Single-store simplicity trap. Using one store for everything because “it’s simpler.” It is simpler until the export files slow down your state queries, or your state updates burn through your storage budget, or you hit the document size limit on a large report. The split is cheap to implement early and expensive to retrofit later.

How this fits the wider stack

This storage split sits underneath the other patterns in this series:

Graph-Driven Automation uses Cosmos DB for checkpoints and Storage for export artifacts.
Reliable Worker uses Cosmos DB for processing state and idempotency checks.
Hybrid Worker uses cloud-side state and artifact stores to keep the VM from becoming a data silo.
Event Stream to Data Explorer is the exception: it handles analytics data, not workflow state.

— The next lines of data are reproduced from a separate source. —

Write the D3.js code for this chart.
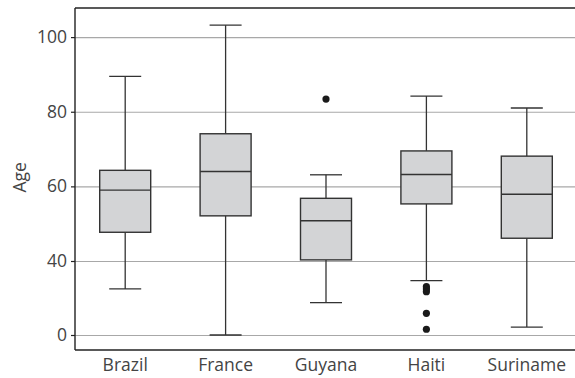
<!DOCTYPE html>
<html>
<head>
<meta charset="utf-8">
<script src="https://cdn.jsdelivr.net/npm/d3@7"></script>
<style>
  body { margin: 0; background: #fff; }
  svg { display: block; }
  svg text { font-family: "Open Sans", "Noto Sans", sans-serif; }
</style>
</head>
<body>
<script>
// box summary
const countries = ["Brazil", "France", "Guyana", "Haiti", "Suriname"];
const whiskerLow = [24.9, 0, 17.5, 29.4, 4.3];
const boxLow = [47.7, 52.1, 40.3, 55.3, 46.1];
const medians = [59.0, 64.0, 50.8, 63.2, 57.9];
const boxHigh = [64.3, 74.1, 56.8, 69.5, 68.1];
const whiskerHigh = [89.5, 103.2, 63.1, 84.2, 81.0];
const outliers = [[], [], [83.4], [26.1, 24.8, 23.4, 11.7, 3.1], []];
const yTicks = [0, 40, 60, 80, 100];

const W = 575, H = 378;
const margin = {top: 8, right: -2, bottom: 28, left: 75};
const width = W - margin.left - margin.right,
  height = H - margin.top - margin.bottom;

const svg = d3.select("body").append("svg")
  .attr("width", W)
  .attr("height", H);
const g = svg.append("g")
  .attr("transform", "translate(" + margin.left + "," + margin.top + ")");

let x = d3.scaleBand().domain(countries).range([0, width]);
// axis in the reference is not linear below 40, so use a two-piece scale
let y = d3.scaleLinear().domain([0, 40, 107.8]).range([327, 253, 0]);

// grid lines
g.append("g")
  .attr("class", "grid")
  .call(d3.axisLeft(y).tickValues(yTicks).tickSize(-width).tickFormat(""))
  .call(s => s.select(".domain").remove())
  .selectAll("line")
  .attr("stroke", "#a8a8a8")
  .attr("stroke-width", 1.2);

// frame lines: top and bottom
g.append("line").attr("x1", 0).attr("x2", width).attr("y1", 0).attr("y2", 0)
  .attr("stroke", "#222").attr("stroke-width", 1.4);
g.append("line").attr("x1", 0).attr("x2", width).attr("y1", height).attr("y2", height)
  .attr("stroke", "#222").attr("stroke-width", 1.4);

// y axis
let yAxis = g.append("g")
  .call(d3.axisLeft(y).tickValues(yTicks).tickSize(4).tickPadding(4).tickSizeOuter(0))
  .attr("font-family", null);
yAxis.select(".domain").attr("d", "M0,0V" + height).attr("stroke", "#222").attr("stroke-width", 1.4);
yAxis.selectAll(".tick line").attr("stroke", "#222").attr("stroke-width", 1.2);
yAxis.selectAll("text").attr("font-size", 17.5).attr("fill", "#444");

// x axis labels
let xAxis = g.append("g")
  .attr("transform", "translate(0," + height + ")")
  .call(d3.axisBottom(x).tickSize(0).tickPadding(9))
  .attr("font-family", null);
xAxis.select(".domain").remove();
xAxis.selectAll("text").attr("font-size", 17.5).attr("fill", "#444");

g.append("text")
  .attr("transform", "rotate(-90)")
  .attr("x", -(y(60) - 9))
  .attr("y", -49)
  .attr("text-anchor", "middle")
  .attr("font-size", 17.5)
  .attr("fill", "#444")
  .text("Age");

const boxW = 51, capW = 32;
const boxes = g.selectAll("g.box")
  .data(countries)
  .join("g")
  .attr("class", "box")
  .attr("transform", d => "translate(" + (x(d) + x.bandwidth() / 2) + ",0)");

boxes.append("line")
  .attr("y1", (d, i) => y(whiskerLow[i]))
  .attr("y2", (d, i) => y(boxLow[i]))
  .attr("stroke", "#333").attr("stroke-width", 1.3);
boxes.append("line")
  .attr("y1", (d, i) => y(boxHigh[i]))
  .attr("y2", (d, i) => y(whiskerHigh[i]))
  .attr("stroke", "#333").attr("stroke-width", 1.3);
boxes.append("line")
  .attr("x1", -capW / 2).attr("x2", capW / 2)
  .attr("y1", (d, i) => y(whiskerLow[i])).attr("y2", (d, i) => y(whiskerLow[i]))
  .attr("stroke", "#333").attr("stroke-width", 1.3);
boxes.append("line")
  .attr("x1", -capW / 2).attr("x2", capW / 2)
  .attr("y1", (d, i) => y(whiskerHigh[i])).attr("y2", (d, i) => y(whiskerHigh[i]))
  .attr("stroke", "#333").attr("stroke-width", 1.3);
boxes.append("rect")
  .attr("x", -boxW / 2)
  .attr("width", boxW)
  .attr("y", (d, i) => y(boxHigh[i]))
  .attr("height", (d, i) => y(boxLow[i]) - y(boxHigh[i]))
  .attr("fill", "#d3d4d6")
  .attr("stroke", "#333").attr("stroke-width", 1.4);
boxes.append("line")
  .attr("x1", -boxW / 2).attr("x2", boxW / 2)
  .attr("y1", (d, i) => y(medians[i])).attr("y2", (d, i) => y(medians[i]))
  .attr("stroke", "#333").attr("stroke-width", 1.4);
boxes.each(function (d, i) {
  d3.select(this).selectAll("circle")
    .data(outliers[i])
    .join("circle")
    .attr("cy", v => y(v))
    .attr("r", 3.6)
    .attr("fill", "#1a1a1a");
});
</script>
</body>
</html>
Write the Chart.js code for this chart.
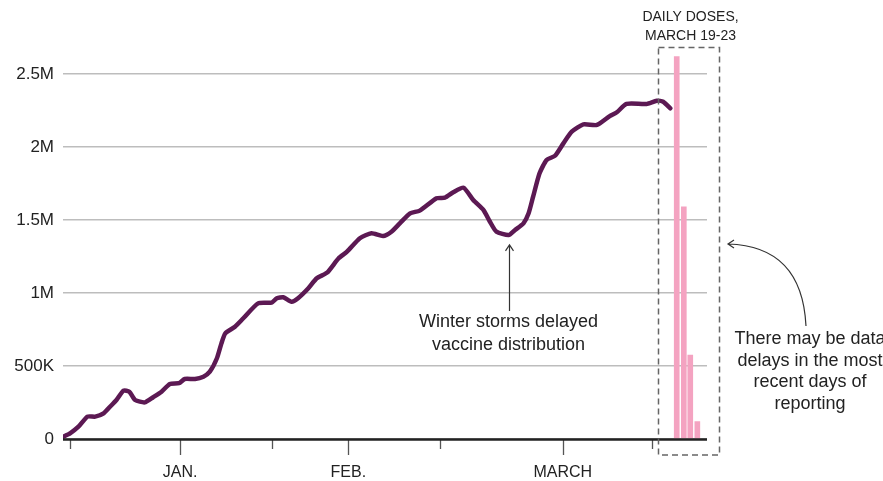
<!DOCTYPE html>
<html lang="en">
<head>
  <meta charset="UTF-8">
  <title>Daily vaccine doses</title>
  <script src="https://cdn.jsdelivr.net/npm/chart.js"></script>
  <style>
    html, body { margin: 0; padding: 0; background: #fff; }
    #wrap { width: 883px; height: 481px; position: relative; }
  </style>
</head>
<body>
  <div id="wrap"><canvas id="grafico" width="883" height="481"></canvas></div>

  <script>
    // x is a position along the time axis (0 = mid-December, 100 = right end)
    const lineX = [0, 1.1, 2.4, 3.8, 5.0, 6.3, 7.3, 8.3, 9.4, 10.3, 11.2, 12.7, 14.0, 15.3, 16.6, 18.0, 18.9, 20.5, 21.8, 22.8,
      23.9, 24.6, 25.2, 26.7, 28.0, 30.3, 32.4, 33.2, 34.2, 35.5, 36.5, 38.1, 39.4, 41.0, 42.8, 44.1, 46.1, 47.9, 49.7, 51.0,
      52.3, 53.9, 55.4, 58.0, 59.3, 60.6, 62.2, 63.7, 65.3, 66.3, 67.3, 69.2, 70.2, 71.5, 72.3, 73.0, 74.0, 75.1, 76.4, 77.7,
      79.0, 80.8, 82.9, 84.9, 86.0, 87.5, 90.6, 92.2, 93.2, 94.3];
    const lineDoses = [15000, 39000, 84000, 153000, 153000, 176000, 221000, 267000, 331000, 324000, 267000, 251000, 286000, 324000, 377000, 382000, 411000, 411000, 427000, 461000,
      553000, 655000, 724000, 769000, 827000, 929000, 934000, 964000, 971000, 940000, 964000, 1032000, 1101000, 1139000, 1238000, 1283000, 1375000, 1409000, 1390000, 1420000,
      1477000, 1546000, 1564000, 1649000, 1653000, 1690000, 1721000, 1637000, 1568000, 1488000, 1420000, 1397000, 1432000, 1477000, 1546000, 1660000, 1820000, 1911000, 1940000, 2025000,
      2105000, 2155000, 2151000, 2212000, 2238000, 2295000, 2295000, 2317000, 2310000, 2265000];

    const barX = [95.3, 96.4, 97.4, 98.5];
    const barDoses = [2620000, 1590000, 575000, 120000];

    const xTicks = [1.1, 18.2, 32.5, 44.3, 58.5, 77.6, 91.5];
    const xTickLabels = ['', 'JAN.', '', 'FEB.', '', 'MARCH', ''];
    const yTicks = [0, 500000, 1000000, 1500000, 2000000, 2500000];
    const yTickLabels = ['0', '500K', '1M', '1.5M', '2M', '2.5M'];

    const FONT = '"Liberation Sans", Arial, sans-serif';
    const INK = '#222';

    // axis line, tick marks and the notes
    const notas = {
      id: 'notas',
      afterDraw(chart) {
        const ctx = chart.ctx;
        const x = chart.scales.x, y = chart.scales.y;
        const area = chart.chartArea;
        ctx.save();

        // tick marks
        ctx.strokeStyle = '#555';
        ctx.lineWidth = 1.3;
        xTicks.forEach((v, i) => {
          const px = Math.round(x.getPixelForValue(v)) + 0.5;
          const len = xTickLabels[i] ? 16 : 10;
          ctx.beginPath();
          ctx.moveTo(px, area.bottom);
          ctx.lineTo(px, area.bottom + len);
          ctx.stroke();
        });

        // axis line
        ctx.strokeStyle = INK;
        ctx.lineWidth = 2.5;
        ctx.beginPath();
        ctx.moveTo(area.left, area.bottom + 0.5);
        ctx.lineTo(area.right, area.bottom + 0.5);
        ctx.stroke();

        // dashed box around the daily bars
        const bl = Math.round(x.getPixelForValue(92.4)) + 0.5;
        const bt = Math.round(y.getPixelForValue(2685000)) + 0.5;
        ctx.strokeStyle = '#666';
        ctx.lineWidth = 1.5;
        ctx.setLineDash([6, 4]);
        ctx.strokeRect(bl, bt, 61, area.bottom + 16 - bt);
        ctx.setLineDash([]);

        ctx.fillStyle = INK;
        ctx.textAlign = 'center';
        ctx.textBaseline = 'middle';

        ctx.font = '14px ' + FONT;
        ctx.fillText('DAILY DOSES,', bl + 32, 17);
        ctx.fillText('MARCH 19-23', bl + 32, 36);

        // winter storm note
        const sx = Math.round(x.getPixelForValue(69.2)) + 0.5;
        const sTop = y.getPixelForValue(1330000);
        ctx.strokeStyle = '#333';
        ctx.lineWidth = 1.2;
        ctx.beginPath();
        ctx.moveTo(sx, 311);
        ctx.lineTo(sx, sTop);
        ctx.moveTo(sx - 4, sTop + 6);
        ctx.lineTo(sx, sTop);
        ctx.lineTo(sx + 4, sTop + 6);
        ctx.stroke();

        ctx.font = '18px ' + FONT;
        ctx.fillText('Winter storms delayed', sx - 1, 322);
        ctx.fillText('vaccine distribution', sx - 1, 345);

        // data delay note
        ctx.beginPath();
        ctx.moveTo(806, 326);
        ctx.quadraticCurveTo(802, 246, 728, 244);
        ctx.moveTo(734, 240);
        ctx.lineTo(728, 244);
        ctx.lineTo(734, 248);
        ctx.stroke();

        ['There may be data', 'delays in the most', 'recent days of', 'reporting']
          .forEach((t, i) => ctx.fillText(t, 810, 339 + i * 21.7));

        ctx.restore();
      }
    };

    new Chart(document.getElementById('grafico'), {
      type: 'line',
      data: {
        datasets: [
          {
            type: 'line',
            label: '7-day average',
            data: lineX.map((v, i) => ({ x: v, y: lineDoses[i] })),
            borderColor: '#5c1953',
            borderWidth: 4.5,
            pointRadius: 0,
            tension: 0.2,
            borderCapStyle: 'round',
            borderJoinStyle: 'round',
            fill: false,
            order: 1
          },
          {
            type: 'bar',
            label: 'Daily doses',
            data: barX.map((v, i) => ({ x: v, y: barDoses[i] })),
            backgroundColor: '#f4a3c1',
            barThickness: 5,
            order: 2
          }
        ]
      },
      options: {
        responsive: false,
        animation: false,
        layout: { padding: { top: 37.5, right: 176, left: 0, bottom: 0 } },
        plugins: {
          legend: { display: false },
          tooltip: { enabled: false }
        },
        scales: {
          x: {
            type: 'linear',
            min: 0,
            max: 100,
            offset: false,
            grid: { display: false },
            border: { display: false },
            afterBuildTicks: s => { s.ticks = xTicks.map(v => ({ value: v })); },
            afterFit: s => { s.height = 42; },
            ticks: {
              autoSkip: false,
              maxRotation: 0,
              padding: 16,
              color: INK,
              font: { family: FONT, size: 16 },
              callback: (v, i) => xTickLabels[i]
            }
          },
          y: {
            min: 0,
            max: 2750000,
            grid: { color: '#bdbdbd', lineWidth: 1.5, drawTicks: false },
            border: { display: false },
            afterBuildTicks: s => { s.ticks = yTicks.map(v => ({ value: v })); },
            afterFit: s => { s.width = 63; },
            ticks: {
              padding: 9,
              color: INK,
              font: { family: FONT, size: 17 },
              callback: (v, i) => yTickLabels[i]
            }
          }
        }
      },
      plugins: [notas]
    });
  </script>
</body>
</html>
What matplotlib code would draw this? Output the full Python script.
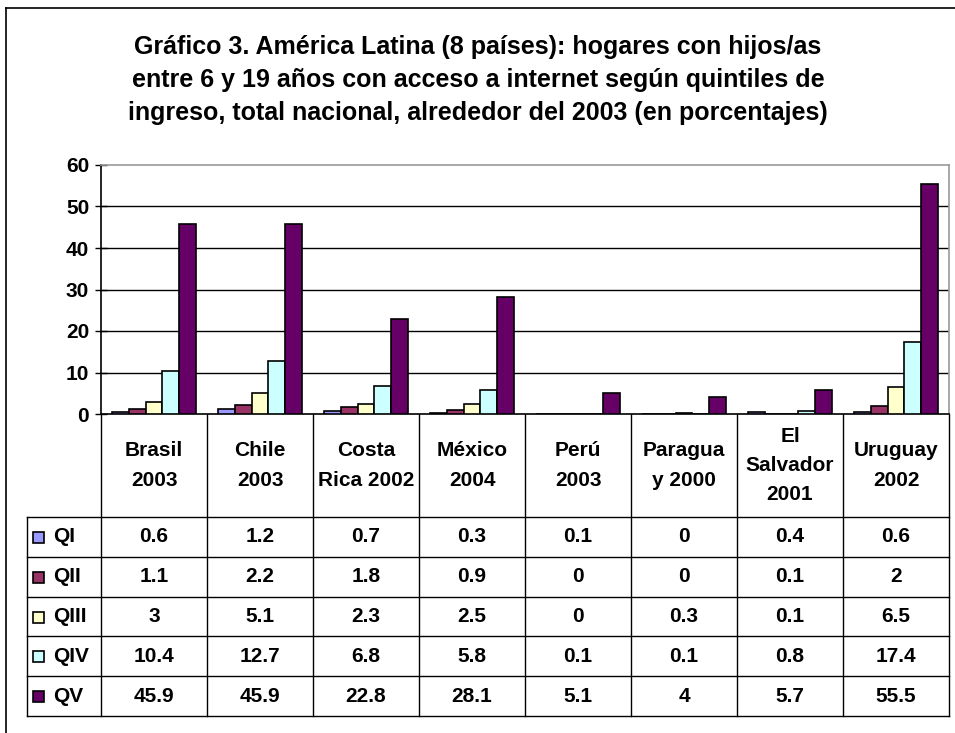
import matplotlib.pyplot as plt
import numpy as np
from matplotlib.patches import Rectangle
from matplotlib.lines import Line2D

plt.rcParams['font.family'] = ['Liberation Sans', 'DejaVu Sans']
plt.rcParams['font.weight'] = 'bold'

categories = ["Brasil\n2003", "Chile\n2003", "Costa\nRica 2002", "México\n2004",
              "Perú\n2003", "Paragua\ny 2000", "El\nSalvador\n2001", "Uruguay\n2002"]
series = ["QI", "QII", "QIII", "QIV", "QV"]
qi = [0.6, 1.2, 0.7, 0.3, 0.1, 0, 0.4, 0.6]
qii = [1.1, 2.2, 1.8, 0.9, 0, 0, 0.1, 2]
qiii = [3, 5.1, 2.3, 2.5, 0, 0.3, 0.1, 6.5]
qiv = [10.4, 12.7, 6.8, 5.8, 0.1, 0.1, 0.8, 17.4]
qv = [45.9, 45.9, 22.8, 28.1, 5.1, 4, 5.7, 55.5]
values = [qi, qii, qiii, qiv, qv]
colors = ["#9999FF", "#993366", "#FFFFCC", "#CCFFFF", "#660066"]
yticks = [0, 10, 20, 30, 40, 50, 60]

title = ("Gráfico 3. América Latina (8 países): hogares con hijos/as\n"
         "entre 6 y 19 años con acceso a internet según quintiles de\n"
         "ingreso, total nacional, alrededor del 2003 (en porcentajes)")

W, H = 955, 733
fig = plt.figure(figsize=(W / 100, H / 100), dpi=100)

# pixel layout
x0, x1 = 101, 949
y_top, y_zero = 165, 414
colw = (x1 - x0) / len(categories)
ax = fig.add_axes([x0 / W, 1 - y_zero / H, (x1 - x0) / W, (y_zero - y_top) / H])

n = len(categories)
x = np.arange(n)
bw = 0.157
for i, (s, vals) in enumerate(zip(series, values)):
    ax.bar(x + (i - 2) * bw, vals, bw, color=colors[i], edgecolor="black",
           linewidth=1.2, zorder=3, label=s)

ax.set_xlim(-0.5, n - 0.5)
ax.set_ylim(0, 60)
ax.set_yticks(yticks)
ax.set_yticklabels([str(t) for t in yticks], fontsize=15, fontweight="bold")
ax.set_xticks([])
ax.tick_params(axis="y", direction="inout", length=9, width=1, pad=4)
for t in yticks[1:-1]:
    ax.axhline(t, color="black", linewidth=1, zorder=1)
ax.spines["left"].set_color("black")
ax.spines["bottom"].set_color("black")
ax.spines["top"].set_color("#999999")
ax.spines["right"].set_color("#999999")
for sp in ax.spines.values():
    sp.set_linewidth(1.2)

# overlay in pixel coordinates for table, title and frame
ov = fig.add_axes([0, 0, 1, 1], zorder=-1)
ov.set_xlim(0, W)
ov.set_ylim(H, 0)
ov.axis("off")

ov.add_line(Line2D([6, 6], [8, H], color="black", lw=1.2))
ov.add_line(Line2D([6, W], [8, 8], color="black", lw=1.2))

ov.text(478, 80, title, ha="center", va="center", fontsize=18, fontweight="bold",
        linespacing=1.45)

head_bot = 517
row_h = (716 - head_bot) / len(series)
leg_x = 27

# header column lines
for j in range(n + 1):
    xx = x0 + j * colw
    ov.add_line(Line2D([xx, xx], [y_zero, 716], color="black", lw=1))
for j, c in enumerate(categories):
    ov.text(x0 + (j + 0.5) * colw, (y_zero + head_bot) / 2, c, ha="center", va="center",
            fontsize=15, fontweight="bold", linespacing=1.68)

# table rows
for r in range(len(series) + 1):
    yy = head_bot + r * row_h
    ov.add_line(Line2D([leg_x, x1], [yy, yy], color="black", lw=1))
ov.add_line(Line2D([leg_x, leg_x], [head_bot, 716], color="black", lw=1))

for r, (s, vals) in enumerate(zip(series, values)):
    yc = head_bot + (r + 0.5) * row_h
    ov.add_patch(Rectangle((33, yc - 5), 11, 11, facecolor=colors[r], edgecolor="black", lw=1.2))
    ov.text(53, yc, s, ha="left", va="center", fontsize=15, fontweight="bold")
    for j, v in enumerate(vals):
        ov.text(x0 + (j + 0.5) * colw, yc, f"{v:g}", ha="center", va="center",
                fontsize=15, fontweight="bold")

fig.savefig("out.png", dpi=100)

The compute and messaging layers (Functions, Service Bus) orchestrate the work. The storage layer persists the results.

When not to use this split

Do not introduce both stores when the workload does not justify the complexity:

Tiny workloads. If you have a handful of records and no file artifacts, a single Cosmos DB container or even Azure Table Storage is fine.
No real artifacts. If your workflow only tracks state and never produces files, you do not need Azure Storage for this purpose.
Pure analytics. If the data is event streams for analysis rather than workflow execution, the right split is Event Hubs plus Data Explorer, not Cosmos DB plus Storage.

The point is not to add services by default. The point is to separate state from artifacts once the workflow shape justifies it, because doing it later is significantly harder.